A cominciare dall’Orchestra Filarmonica Marchigiana, affidata alla bacchetta giovane ma esperta di Vincenzo Milletarì. La sua formazione è avvenuta con Riccardo Muti e si sente la mano del Maestro : la conduzione di Milletarì è sicura e matura, indugia sui momenti lirici e intimi ma non tralascia il necessario vigore dei momenti più incalzanti.
Luciano Ganci affronta il ruolo del titolo con sicurezza di voce e di emissione, non teme le salite in unacuto che resta saldo e sonoro, come anche le discese nel grave. Roberta Mantegna ha voce importante e bene impostata e privilegia i toni intimi per rendere una Leonora innamorata e dolente. Massimo Cavalletti è un baritono verdiano di esperienza ma, in questo caso, il suo Conte di Luna è parso monocorde e poco curato nel registro alto.
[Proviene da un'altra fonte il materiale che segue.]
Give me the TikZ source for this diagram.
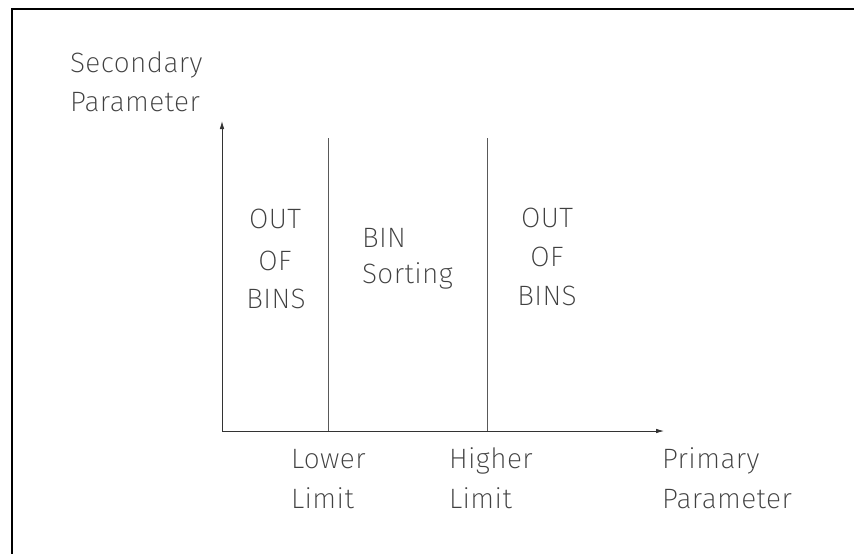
\documentclass[tikz,border=0pt]{standalone}
\usepackage{fontspec}
\setmainfont{Fira Sans}[UprightFont=* ExtraLight, LetterSpace=1.5]
\usetikzlibrary{arrows.meta}
\begin{document}
\begin{tikzpicture}[x=1pt,y=-1pt,
  lbl/.style={inner sep=0pt,outer sep=0pt,text=black!75,font=\fontsize{28}{28}\selectfont},
  axis/.style={draw=black!80,line width=0.8pt,-{Latex[length=8pt,width=4.5pt]}},
  limitline/.style={draw=black!65,line width=0.7pt},
  frameline/.style={draw=black,line width=2.4pt}]
\useasboundingbox (0,0) rectangle (854,554);
\fill[white] (0,0) rectangle (854,554);
% frame (top and left edges only)
\draw[frameline] (12,554) -- (12,9) -- (854,9);
% axes
\coordinate (O) at (222,431);
\coordinate (ytip) at (222,121);
\coordinate (xtip) at (664,431);
\draw[axis] (O) -- (ytip);
\draw[axis] (O) -- (xtip);
% limit lines
\coordinate (lowbot) at (328,431);
\coordinate (lowtop) at (328,138);
\coordinate (highbot) at (487,431);
\coordinate (hightop) at (487,138);
\draw[limitline] (lowbot) -- (lowtop);
\draw[limitline] (highbot) -- (hightop);
% axis titles
\node[lbl,anchor=base west] (sec1) at (70,72) {Secondary};
\node[lbl,anchor=base west] (sec2) at (70,111) {Parameter};
\node[lbl,anchor=base west] (pri1) at (662,468) {Primary};
\node[lbl,anchor=base west] (pri2) at (662,508) {Parameter};
% limit labels
\node[lbl,anchor=base west] (low1) at (291,468) {Lower};
\node[lbl,anchor=base west] (low2) at (291,508) {Limit};
\node[lbl,anchor=base west] (hi1) at (449,468) {Higher};
\node[lbl,anchor=base west] (hi2) at (449,508) {Limit};
% region labels
\node[lbl,anchor=base] (lout) at (275,228) {OUT};
\node[lbl,anchor=base] (lof) at (275,270) {OF};
\node[lbl,anchor=base] (lbins) at (276,308) {BINS};
\node[lbl,anchor=base west] (bin) at (362,247) {BIN};
\node[lbl,anchor=base west] (sort) at (362,283) {Sorting};
\node[lbl,anchor=base] (rout) at (547,227) {OUT};
\node[lbl,anchor=base] (rof) at (547,266) {OF};
\node[lbl,anchor=base] (rbins) at (547,305) {BINS};
\end{tikzpicture}
\end{document}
Su tutti ha dominato la Azucena di Veronica Simeoni, in quella che rimarrà forse una delle migliori performance degli ultimi anni : la voce non scurissima ha grande espressività e spazza via la trita consuetudine del ricorso a una voce “sgraziata” per la zingara, quando invece la Simeoni esplora con grande cura ogni singola piega del ruolo, dando risalto a un personaggio che può essere complesso, trasmettendo al pubblico grandi e ripetute emozioni, ripagate con ripetuti applausi a scena aperta e un vero trionfo nel finale. Buona la prova di Davide Giangregorio, a cui spetta la lunga introduzione di Ferrando alla vicenda, e di Fiammetta Tofoni, affettuosa Ines accanto a Leonora. Con loro, corretti, Didier Pieri (Ruiz), Gianni Paci (Un vecchio zingaro) e Alessandro Pucci (Un messo). Eccellente la prova del Coro Lirico Marchigiano, soprattutto nelle sezioni maschili, preparato da Martino Faggiani con l’ausilio di Massimo Fiocchi Malaspina.
Pubblico rapito dall’alto livello del concerto, accompagnato da immagini fotografiche di Ernesto Scarponi, proiettate sul muro dell’Arena (non necessarie ma non disturbanti) e completato dalle luci di Ludovico Gobbi. Applausi ripetuti durante la rappresentazione e nel finale.